“Why would twenty-first century Christians—who can read the Bible for themselves and attend Bible-believing churches—need to study Church History?”
2. Learning church history will curb the arrogance of our present.
Some evangelicals could very well define “church history” as “the study of how everybody misinterpreted the Bible until we came along.” In fact, on several occasions I’ve heard people actually say, “I don’t care if I’m the first person in history to read the Bible this way. If that’s what Scripture says, then I’m going to accept it.” We should admire this confidence in Scripture, but that statement places a lot of unquestioned confidence in one’s own abilities to properly interpret the Bible. Don’t get me wrong. I believe in the sufficiency of Scripture, but I don’t believe in the sufficiency of self. The kind of arrogance that makes a person completely abandon the contributions from the past is what C. S. Lewis called “chronological snobbery,” which he defined as “the uncritical acceptance of the intellectual climate common to our own age and the assumption that whatever has gone out of date is on that account discredited. You must find why it went out of date. Was it ever refuted (and if so by whom, where, and how conclusively) or did it merely die away as fashions do? If the latter, this tells us nothing about its truth or falsehood.” (C. S. Lewis, Surprised by Joy: The Shape of My Early Life [San Diego: Harcourt Brace & Company, 1955], 207–8)
Grown men often look back over their lives and reflect on how far they’ve come and the progress they’ve made throughout. But poet Thomas S. Jones presents the opposite perspective: what if the younger version of me were to peer forward and see what kind of person I have become? He mused:
Across the fields of yesterday
He sometimes comes to me,
A little lad just back from play—
The lad I used to be.
And yet he smiles so wistfully
Once he has crept within,
I wonder he still hopes to see
The man I might have been.
Those words haunt me.
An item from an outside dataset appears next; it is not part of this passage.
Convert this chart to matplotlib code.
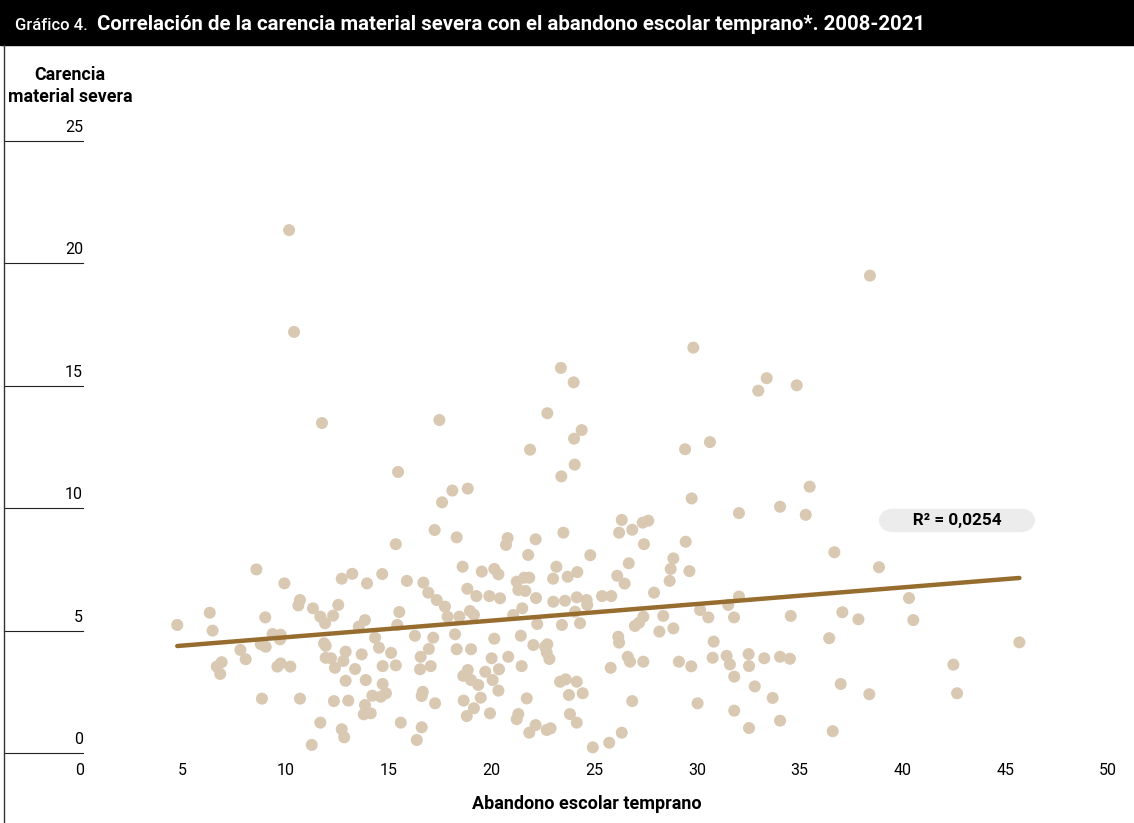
import matplotlib
matplotlib.use("Agg")
import matplotlib.pyplot as plt
from matplotlib.lines import Line2D
from matplotlib.patches import Rectangle

plt.rcParams['font.family'] = ['Roboto', 'DejaVu Sans']

# abandono escolar temprano (x) / carencia material severa (y)
abandono = [
    10.17, 10.41, 11.77, 15.47,
    15.36, 8.58, 9.94, 12.73, 13.24, 13.96, 14.70, 15.90,
    10.70, 10.62, 11.33, 12.56, 6.31, 4.73, 6.45, 9.01,
    11.69, 12.31, 11.92, 13.86, 13.56, 15.53, 15.43, 9.37,
    9.76, 9.73, 8.79, 9.03, 7.80, 8.06, 11.87, 11.95,
    14.35, 14.54, 15.13, 12.92, 13.70, 11.95, 12.21, 12.81,
    12.40, 13.38, 6.89, 6.65, 6.82, 9.60, 9.76, 10.23,
    14.72, 15.36, 12.92, 13.90, 14.72, 14.22, 14.63, 14.88,
    8.85, 10.70, 12.35, 13.05, 13.86, 13.80, 14.14, 15.60,
    11.69, 12.73, 12.85, 11.27,
    21.80, 24.82, 18.61, 19.54, 20.15, 20.35, 23.17, 23.01,
    23.72, 24.19, 26.69, 26.13, 26.49, 16.70, 16.94, 17.35,
    17.75, 17.88, 18.45, 18.84, 19.28, 18.97, 19.16, 19.91,
    20.43, 21.24, 21.60, 21.85, 21.32, 21.66, 22.18, 21.51,
    21.07, 23.02, 23.59, 24.16, 24.64, 24.67, 25.39, 25.84,
    24.08, 22.24, 23.44, 24.32, 27.40, 27.19, 26.99, 16.29,
    17.18, 18.24, 20.15, 21.44, 16.97, 16.57, 18.32, 19.02,
    20.83, 20.02, 16.54, 17.06, 22.05, 22.62, 22.73, 22.70,
    22.83, 21.48, 20.38, 19.71, 18.86, 18.64, 19.02, 19.37,
    20.07, 20.35, 19.49, 18.66, 19.16, 18.81, 19.94, 21.73,
    23.35, 23.62, 24.16, 23.78, 24.45, 23.83, 24.16, 21.32,
    21.24, 22.16, 21.85, 22.70, 22.89, 24.94, 25.74, 26.35,
    26.86, 25.81, 26.18, 26.22, 26.64, 26.75, 27.40, 16.67,
    16.62, 17.27, 16.62, 16.38,
    23.39, 24.01, 22.73, 17.48, 24.40, 24.03, 21.89, 24.06,
    23.41, 18.11, 18.86, 17.61, 17.25, 18.32, 20.80, 20.72,
    22.16, 23.51, 26.35, 26.22, 26.86, 27.37, 27.64, 27.43,
    38.42, 29.83, 33.40, 32.99, 34.86, 29.43, 30.64, 29.75,
    35.49, 32.05, 34.05, 35.30,
    29.46, 28.86, 28.73, 29.64, 28.68, 27.92, 32.05, 31.53,
    28.37, 28.18, 28.86, 30.16, 30.56, 31.81, 34.57, 36.69,
    38.86, 37.08, 37.86, 36.44, 30.82, 30.77, 31.45, 31.61,
    32.52, 32.54, 33.28, 34.05, 34.53, 31.82, 32.82, 33.69,
    37.00, 38.39, 29.13, 29.73, 30.04, 31.82, 32.54, 34.05,
    36.61,
    40.32, 40.53, 45.69, 42.48, 42.66,
]
carencia = [
    21.36, 17.20, 13.48, 11.48,
    8.53, 7.50, 6.93, 7.12, 7.32, 6.93, 7.31, 7.03,
    6.25, 6.03, 5.91, 6.05, 5.73, 5.23, 5.00, 5.54,
    5.57, 5.61, 5.30, 5.43, 5.16, 5.76, 5.23, 4.86,
    4.83, 4.64, 4.45, 4.34, 4.21, 3.83, 4.48, 4.38,
    4.71, 4.30, 4.09, 4.14, 4.03, 3.89, 3.87, 3.76,
    3.48, 3.43, 3.71, 3.53, 3.23, 3.53, 3.66, 3.53,
    3.55, 3.58, 2.95, 2.98, 2.82, 2.34, 2.30, 2.44,
    2.22, 2.22, 2.12, 2.14, 1.96, 1.58, 1.62, 1.24,
    1.24, 0.97, 0.64, 0.33,
    8.09, 8.08, 7.61, 7.41, 7.52, 7.30, 7.61, 7.12,
    7.20, 7.39, 7.75, 7.24, 6.92, 6.96, 6.55, 6.25,
    5.98, 5.57, 5.57, 6.71, 6.41, 5.80, 5.64, 6.41,
    6.32, 7.00, 7.16, 7.16, 6.66, 6.62, 6.33, 5.91,
    5.64, 6.18, 6.22, 6.36, 6.25, 6.05, 6.41, 6.41,
    5.77, 5.27, 5.23, 5.30, 5.57, 5.32, 5.19, 4.79,
    4.71, 4.85, 4.67, 4.79, 4.25, 3.93, 4.24, 4.24,
    3.93, 3.87, 3.42, 3.55, 4.41, 4.34, 4.44, 4.10,
    3.84, 3.55, 3.42, 3.32, 3.39, 3.15, 2.98, 2.78,
    2.98, 2.55, 2.26, 2.14, 1.83, 1.51, 1.62, 2.23,
    2.91, 3.01, 2.91, 2.37, 2.44, 1.59, 1.24, 1.59,
    1.38, 1.14, 0.83, 0.94, 1.01, 0.23, 0.42, 0.83,
    2.12, 3.48, 4.75, 4.51, 3.93, 3.73, 3.73, 2.50,
    2.33, 2.03, 1.05, 0.53,
    15.73, 15.14, 13.88, 13.60, 13.19, 12.84, 12.39, 11.78,
    11.30, 10.72, 10.80, 10.24, 9.11, 8.81, 8.78, 8.50,
    8.73, 9.00, 9.52, 9.00, 9.12, 9.41, 9.49, 8.53,
    19.50, 16.56, 15.31, 14.80, 15.02, 12.41, 12.70, 10.40,
    10.88, 9.80, 10.06, 9.73,
    8.63, 7.95, 7.52, 7.43, 7.03, 6.55, 6.39, 6.05,
    5.60, 4.96, 5.09, 5.84, 5.54, 5.54, 5.60, 8.20,
    7.59, 5.75, 5.46, 4.69, 4.55, 3.89, 3.97, 3.62,
    4.04, 3.55, 3.87, 3.93, 3.85, 3.12, 2.72, 2.25,
    2.82, 2.40, 3.73, 3.54, 2.03, 1.73, 1.02, 1.32,
    0.89,
    6.33, 5.43, 4.52, 3.61, 2.44,
]

# recta de regresión (extremos) y R2
tendencia_x = [4.73, 45.69]
tendencia_y = [4.37, 7.15]
r2_texto = "R² = 0,0254"
r2_pos = (42.65, 9.5)

x_ticks = list(range(0, 51, 5))
y_ticks = [0, 5, 10, 15, 20, 25]

titulo_num = "Gráfico 4."
titulo = "Correlación de la carencia material severa con el abandono escolar temprano*. 2008-2021"

W, H = 1134, 823
fig = plt.figure(figsize=(W / 100, H / 100), dpi=100)
ax = fig.add_axes([80 / W, 1 - 753 / H, 1028 / W, 612 / H])
ax.set_xlim(0, 50)
ax.set_ylim(0, 25)
for s in ax.spines.values():
    s.set_visible(False)

ax.scatter(abandono, carencia, s=75, color='#d9c9b3', edgecolors='none', zorder=2, clip_on=False)
ax.plot(tendencia_x, tendencia_y, color='#976d2f', lw=3.2, solid_capstyle='round', zorder=3)

ax.set_xticks(x_ticks)
ax.set_xticklabels([str(t) for t in x_ticks], fontsize=11.5)
ax.tick_params(axis='x', length=0, pad=7)
ax.set_yticks([])

trans = ax.get_yaxis_transform()
for v in y_ticks:
    ax.plot([-75 / 1028, 3 / 1028], [v, v], transform=trans, color='#222222', lw=0.8, clip_on=False)
    ax.annotate(str(v), xy=(3 / 1028, v), xycoords=trans, xytext=(0, 6.5),
                textcoords='offset points', ha='right', va='baseline', fontsize=11.5)

ax.text(r2_pos[0], r2_pos[1], "       " + r2_texto + "       ", ha='center', va='center',
        fontsize=12.3, fontweight='bold', zorder=4,
        bbox=dict(boxstyle='round,pad=0.25,rounding_size=0.9', fc='#ececec', ec='none'))

fig.text(70 / W, 1 - 86 / H, "Carencia\nmaterial severa", ha='center', va='center',
         fontsize=12.8, fontweight='bold', linespacing=1.3)
fig.text(587 / W, 1 - 804 / H, "Abandono escolar temprano", ha='center', va='center',
         fontsize=13, fontweight='bold')

# barra del título
fig.add_artist(Rectangle((0, 1 - 45 / H), 1, 45 / H, transform=fig.transFigure,
                         color='black', zorder=0))
fig.text(15 / W, 1 - 25 / H, titulo_num, color='white', fontsize=12, fontweight='medium', va='center')
fig.text(97 / W, 1 - 25 / H, titulo, color='white', fontsize=14.7, fontweight='bold', va='center')
fig.add_artist(Line2D([4 / W, 4 / W], [0, 1 - 45 / H], transform=fig.transFigure,
                      color='#333333', lw=1))

fig.savefig('out.png', dpi=100)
I often wonder what the bygone generations of Christianity might think if they could peer “across the fields of yesterday” and see what had become of the faith for which they lived and died. I constantly ask myself, “If the church fathers or Protestant Reformers were to show up at my church, would they worship . . . or run?” Sometimes I see such a pitch of “chronological snobbery” in many of our avant-garde churches that I wonder if we would purposely drive them off . . . then brag about having done so!
Studying church history will help evangelicals understand their place in church history. It will help them see that their particular church tradition—with all its idiosyncrasies—is a flawed but valid part of something much bigger than themselves. They will realize that their present form of Christianity is itself a period that will one day be left in the distant past. They will be humbled by the moving testimonies, passionate ministries, and sacrificial devotion of the saints of old. The result? Church history will curb the arrogance of our present.